Because epsilon is random, the process ensures that every point that’s close to the latent location where you encoded input_img (z-mean) can be decoded to something similar to input_img, thus forcing the latent space to be continuously meaningful.

所以VAE生成的图片是可解释的，比如在latent space中距离相近的两点，decode出来的图片相似度也就很高。
多用于编辑图片，并且能生成动画过程（因为是连续的）

伪代码(不算，可以说是骨干代码）：

z_mean, z_log_variance = encoder(input_img)
z = z_mean + exp(z_log_variance) * epsilon  # sampling
reconstructed_img = decoder(z)
model = Model(input_img, reconstructed_img)

VAE encoder network

img_shape = (28, 28, 1)
batch_size = 16
latent_dim = 2

x = layers.Conv2D(32, 3, padding='same', activation='relu')(input_img)
x = layers.Conv2D(64, 3, padding='same', activation='relu', strides=(2, 2))(x)
x = layers.Conv2D(64, 3, padding='same', activation='relu')(x)
x = layers.Conv2D(64, 3, padding='same', activation='relu')(x)
shape_before_flattening = K.int_shape(x)
x = layers.Flatten()(x)
x = layers.Dense(32, activation='relu')(x)
z_mean = layers.Dense(latent_dim)(x)
z_log_var = layers.Dense(latent_dim)(x)

可见是一个标准的multi-head的网络
可见所谓的latent space，其实就是transforming后的结果
encode的目的是回归出两个参数（本例是两个2维参数）
两个参数一个理解为mean, 一个理解为log_variance

decoder过程就是对mean和var随机采样（得到z)，然后不断上采样(Conv2DTranspose)得到形状与源图一致的输出(得到z_decode)的过程。

z_decode跟z做BCE loss
还要加一个regularization loss防止overfitting

此处请看书，演示了自定义的loss。因为keras高度封装，所以各种在封装之外的自定义的用法尤其值得关注。比如这里，自定义了loss之后，Model和fit里就不需要传Y，compile时也不需要传loss了。

loss是在最后一层layer里计算的，并且通过一个layer方法add_loss，把loss和input通知给了network（如果你想知道注入点的话）

使用模型的话，就是生成两组随机数，当成mean和log_variance，观察decode之后的结果。

GAN

Generative adversarial network可以创作以假乱真的图片。通过训练最好的造假和和最好的鉴别者来达到“创造”越来越逼近人类创作的作品。

Generator network: Takes as input a random vector (a random point in the latent space), and decodes it into a synthetic image
Discriminator network (or adversary): Takes as input an image (real or synthetic), and predicts whether the image came from the training set or was created by the generator network.

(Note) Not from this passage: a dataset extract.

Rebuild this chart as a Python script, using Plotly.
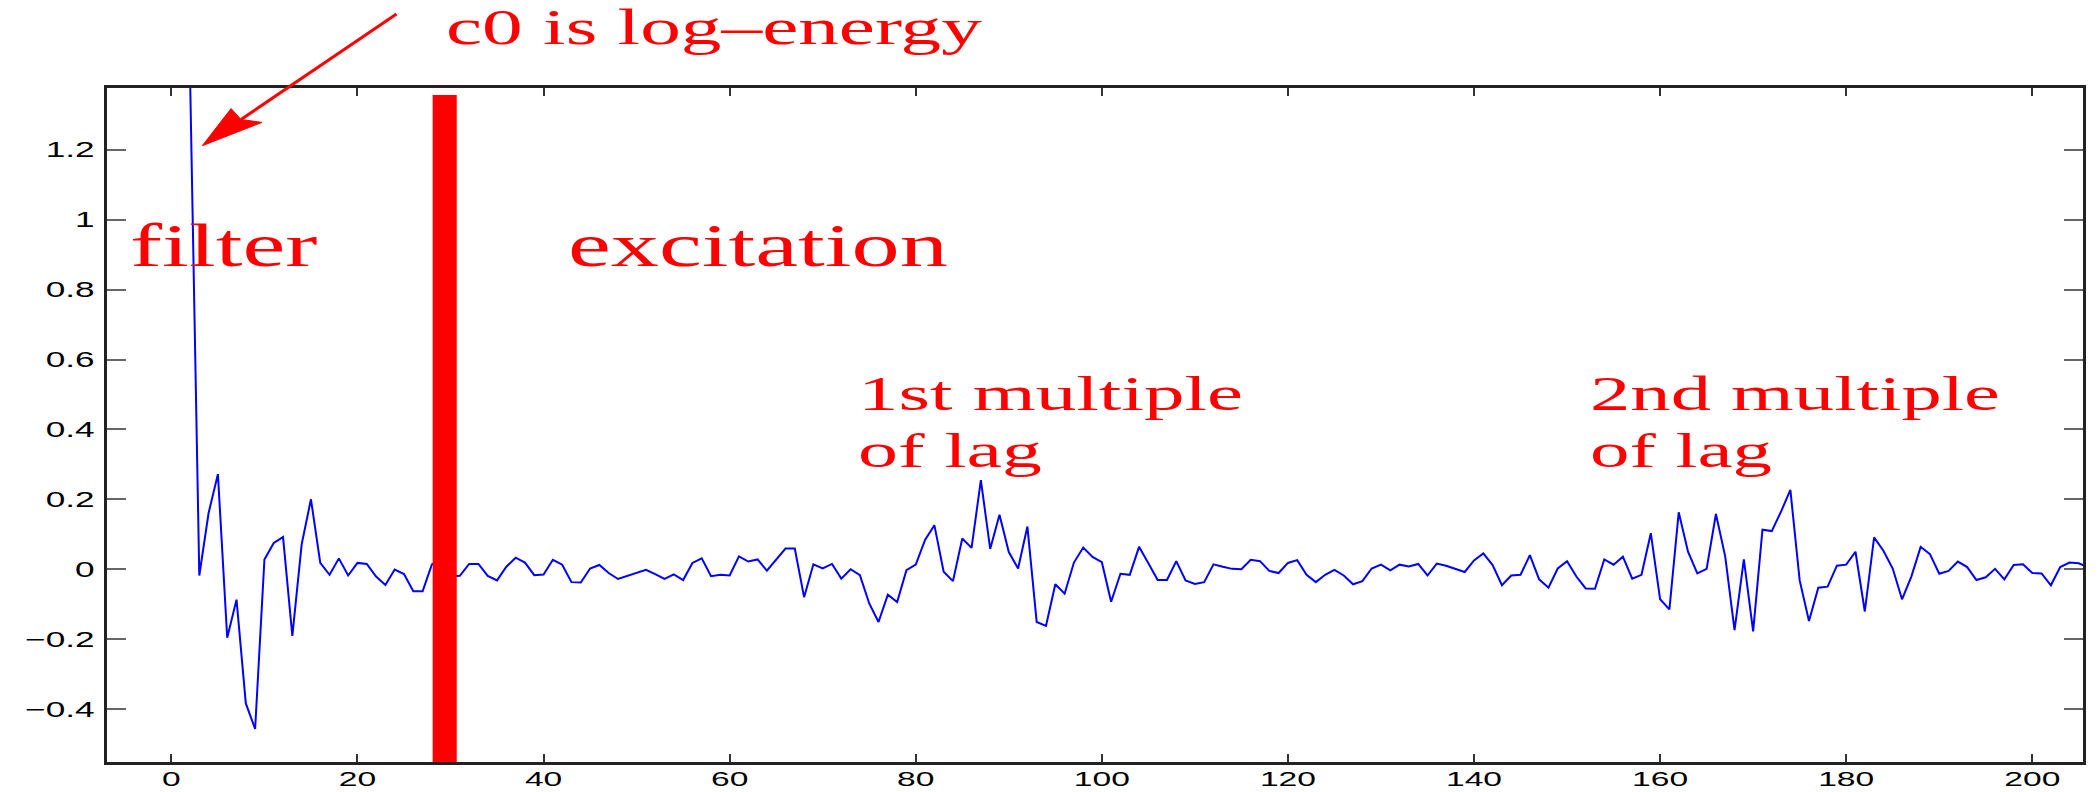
import json
import plotly.graph_objects as go

# ---------------- data ----------------
LAG = list(range(0, 207))
CEPSTRUM = [
    5.5, 2.9, 1.42, -0.018, 0.161, 0.272, -0.196, -0.087, -0.384, -0.457,   # 0-9
    0.028, 0.075, 0.092, -0.191, 0.071, 0.200, 0.018, -0.016, 0.031, -0.018,  # 10-19
    0.018, 0.015, -0.021, -0.045, -0.001, -0.014, -0.063, -0.063, 0.014, 0.030,  # 20-29
    -0.020, -0.019, 0.015, 0.015, -0.019, -0.032, 0.007, 0.033, 0.019, -0.017,  # 30-39
    -0.015, 0.027, 0.013, -0.037, -0.038, 0.002, 0.012, -0.011, -0.028, -0.019,  # 40-49
    -0.011, -0.002, -0.014, -0.028, -0.015, -0.031, 0.018, 0.031, -0.020, -0.016,  # 50-59
    -0.018, 0.037, 0.022, 0.028, -0.004, 0.027, 0.059, 0.059, -0.080, 0.014,  # 60-69
    0.002, 0.015, -0.027, 0.000, -0.017, -0.098, -0.151, -0.073, -0.094, -0.003,  # 70-79
    0.013, 0.084, 0.126, -0.007, -0.034, 0.088, 0.061, 0.255, 0.058, 0.156,  # 80-89
    0.049, 0.002, 0.122, -0.151, -0.162, -0.043, -0.070, 0.019, 0.062, 0.035,  # 90-99
    0.020, -0.093, -0.013, -0.016, 0.064, 0.017, -0.031, -0.031, 0.023, -0.032,  # 100-109
    -0.042, -0.037, 0.014, 0.007, 0.001, 0.000, 0.027, 0.023, -0.005, -0.011,  # 110-119
    0.018, 0.026, -0.016, -0.037, -0.016, -0.002, -0.018, -0.043, -0.034, 0.002,  # 120-129
    0.013, -0.003, 0.013, 0.008, 0.015, -0.018, 0.016, 0.010, 0.002, -0.008,  # 130-139
    0.025, 0.045, 0.012, -0.046, -0.018, -0.016, 0.040, -0.029, -0.053, 0.002,  # 140-149
    0.023, -0.021, -0.055, -0.056, 0.028, 0.013, 0.036, -0.027, -0.016, 0.103,  # 150-159
    -0.086, -0.115, 0.163, 0.050, -0.012, 0.001, 0.158, 0.036, -0.174, 0.028,  # 160-169
    -0.178, 0.113, 0.109, 0.165, 0.227, -0.032, -0.148, -0.053, -0.050, 0.010,  # 170-179
    0.013, 0.050, -0.121, 0.091, 0.053, 0.002, -0.086, -0.021, 0.064, 0.043,  # 180-189
    -0.013, -0.005, 0.022, 0.006, -0.031, -0.023, 0.001, -0.029, 0.012, 0.014,  # 190-199
    -0.011, -0.012, -0.046, 0.006, 0.019, 0.017, 0.005,                        # 200-206
]
X_TICKS = [0, 20, 40, 60, 80, 100, 120, 140, 160, 180, 200]
X_TICK_LABELS = ["0", "20", "40", "60", "80", "100", "120", "140", "160", "180", "200"]
Y_TICKS = [-0.4, -0.2, 0, 0.2, 0.4, 0.6, 0.8, 1.0, 1.2]
Y_TICK_LABELS = ["\u22120.4", "\u22120.2", "0", "0.2", "0.4", "0.6", "0.8", "1", "1.2"]
BOUNDARY_LAG = (28.08, 30.67)   # filter / excitation divider
BOUNDARY_TOP = 1.357

# ---------------- layout geometry ----------------
W, H = 2100, 792
ML, MR, MT, MB = 107, 17, 88, 30
X_RANGE = [-6.92, 205.45]
Y_RANGE = [-0.5516, 1.3768]
PW, PH = W - ML - MR, H - MT - MB


def px(xp):
    return (xp - ML) / PW


def py(yp):
    return (H - MB - yp) / PH


RED = "#ff0000"
SERIF = "Liberation Serif, Times New Roman, serif"
SANS = "Liberation Sans, Arial, Helvetica, sans-serif"

fig = go.Figure()
fig.add_trace(go.Scatter(
    x=LAG, y=CEPSTRUM, mode="lines",
    line=dict(color="#0000ff", width=2),
    hoverinfo="skip", showlegend=False,
))

shapes = [
    dict(type="rect", xref="x", yref="y",
         x0=BOUNDARY_LAG[0], x1=BOUNDARY_LAG[1], y0=Y_RANGE[0], y1=BOUNDARY_TOP,
         fillcolor=RED, line=dict(width=0), layer="above"),
]

# arrow for "c0 is log-energy"
tip = (202.3, 145.7)
c1 = (231.1, 108.6)
c2 = (262.0, 122.4)
notch = (241.0, 119.5)
start = (396.5, 14.0)
shapes.append(dict(type="line", xref="paper", yref="paper",
                   x0=px(start[0]), y0=py(start[1]), x1=px(notch[0]), y1=py(notch[1]),
                   line=dict(color=RED, width=3)))
shapes.append(dict(type="path", xref="paper", yref="paper",
                   path=(f"M {px(tip[0])} {py(tip[1])} L {px(c1[0])} {py(c1[1])} "
                         f"L {px(notch[0])} {py(notch[1])} L {px(c2[0])} {py(c2[1])} Z"),
                   fillcolor=RED, line=dict(color=RED, width=1)))

annots = []
text_widths = []   # horizontal extent of each label in the reference (px)


def add_text(text, left, baseline, size, width):
    annots.append(dict(
        text=text, xref="paper", yref="paper",
        x=px(left - 2), y=py(baseline - 0.3375 * size), xanchor="left", yanchor="middle",
        align="left", showarrow=False,
        font=dict(family=SERIF, size=size, color=RED),
    ))
    text_widths.append(width)


add_text("c0 is log\u2013energy", 446, 43.5, 50, 536)
add_text("filter", 130, 266, 62, 188)
add_text("excitation", 568, 266, 62, 380)
add_text("1st multiple", 858, 410, 48, 385)
add_text("of lag", 858, 467, 48, 184)
add_text("2nd multiple", 1590, 410, 48, 410)
add_text("of lag", 1590, 467, 48, 182)

fig.update_layout(
    width=W, height=H,
    margin=dict(l=ML, r=MR, t=MT, b=MB, autoexpand=False),
    paper_bgcolor="white", plot_bgcolor="white",
    shapes=shapes, annotations=annots, showlegend=False,
    xaxis=dict(
        range=X_RANGE, tickmode="array", tickvals=X_TICKS, ticktext=X_TICK_LABELS,
        ticks="inside", ticklen=8, tickwidth=2, tickcolor="#333",
        showline=True, linecolor="#222", linewidth=3, mirror="ticks",
        showgrid=False, zeroline=False, ticklabelstandoff=-4,
        tickfont=dict(family=SANS, size=21, color="black"),
    ),
    yaxis=dict(
        range=Y_RANGE, tickmode="array", tickvals=Y_TICKS, ticktext=Y_TICK_LABELS,
        ticks="inside", ticklen=19, tickwidth=2, tickcolor="#666",
        showline=True, linecolor="#222", linewidth=3, mirror="ticks",
        showgrid=False, zeroline=False, ticklabelstandoff=5,
        tickfont=dict(family=SANS, size=22, color="black"),
    ),
)

# The reference's lettering is horizontally stretched; reproduce that by
# scaling the real SVG text elements sideways after plotting.
post_js = """
(function(){
  var gd = document.getElementsByClassName('plotly-graph-div')[0];
  var widths = %s;
  function stretch(el, s, mode){
    if (el.getAttribute('data-stretched')) return;
    var b = el.getBBox();
    var cx = mode === 'left' ? b.x : (mode === 'right' ? b.x + b.width : b.x + b.width / 2);
    var t = el.getAttribute('transform') || '';
    el.setAttribute('transform', t + ' translate(' + cx + ',0) scale(' + s + ',1) translate(' + (-cx) + ',0)');
    el.setAttribute('data-stretched', '1');
  }
  var anns = gd.querySelectorAll('text.annotation-text');
  for (var i = 0; i < anns.length && i < widths.length; i++) {
    var b = anns[i].getBBox();
    if (b.width > 0) stretch(anns[i], widths[i] / b.width, 'left');
  }
  gd.querySelectorAll('.xtick text').forEach(function(el){ stretch(el, 1.6, 'center'); });
  gd.querySelectorAll('.ytick text').forEach(function(el){ stretch(el, 1.6, 'right'); });
})();
""" % json.dumps(text_widths)

fig.write_html("out.html", post_script=post_js)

deep convolutional GAN (DCGAN)

a GAN where the generator and discriminator are deep convnets.
In particular, it uses a Conv2DTranspose layer for image upsampling in the generator.

训练生成器是冲着能让鉴别器尽可能鉴别为真的方向的：the generator is trained to fool the discriminator。

这句话其实暗含了一个前提，下面会说，就是此时discriminator是确定的。即在确定的鉴别能力下，尽可能去拟合generator的输出，让它能通过当前鉴别器的测试。

书中说训练DCGAN很复杂，而且很多trick, 超参靠的是经验而不是理论支撑，摘抄并笔记a bag of tricks如下：

We use tanh as the last activation in the generator, instead of sigmoid, which is more commonly found in other types of models.
We sample points from the latent space using a normal distribution (Gaussian distribution), not a uniform distribution.
Stochasticity is good to induce robustness. Because GAN training results in a dynamic equilibrium, GANs are likely to get stuck in all sorts of ways. Introducing randomness during training helps prevent this. We introduce randomness in two ways:
- by using dropout in the discriminator
- and by adding random noise to the labels for the discriminator.
Sparse gradients can hinder GAN training. In deep learning, sparsity is often a desirable property, but not in GANs. Two things can induce gradient sparsity: max pooling operations and ReLU activations.
- Instead of max pooling, we recommend using strided convolutions for downsampling(用步长卷积代替pooling),
- and we recommend using a LeakyReLU layer instead of a ReLU activation. It’s similar to ReLU, but it relaxes sparsity constraints by allowing small negative activation values.
In generated images, it’s common to see checkerboard artifacts(stirde和kernel size不匹配千万的) caused by unequal coverage of the pixel space in the generator.
- To fix this, we use a kernel size that’s divisible by the stride size whenever we use a strided Conv2DTranpose or Conv2D in both the generator and the discriminator.

Train

Draw random points in the latent space (random noise).
Generate images with generator using this random noise.
Mix the generated images with real ones.
Train discriminator using these mixed images, with corresponding targets:
- either “real” (for the real images) or “fake” (for the generated images).
- 所以鉴别器是单独训练的（前面笔记铺垫过了）
- 下面就是train整个DCGAN了：
Draw new random points in the latent space.
Train gan using these random vectors, with targets that all say “these are real images.” This updates the weights of the generator (only, because the discriminator is frozen inside gan) to move them toward getting the discriminator to predict “these are real images” for generated images: this trains the generator to fool the discriminator.
- 只train网络里的generator
- discriminator不训练，因为是要用“已经训练到目前程度的”discriminator来做下面的任务
- 任务就是只送入伪造图，并声明所有图都是真的，去让generator生成能逼近这个声明的图
- generator就是这么训练出来的。
- 所以实际代码是一次epoch是由train一个discriminator和train一个GAN组成.

因为鉴别器和生成器是一起训练的，因此前几轮生成的肯定是噪音，但前几轮鉴别器也是瞎鉴别的。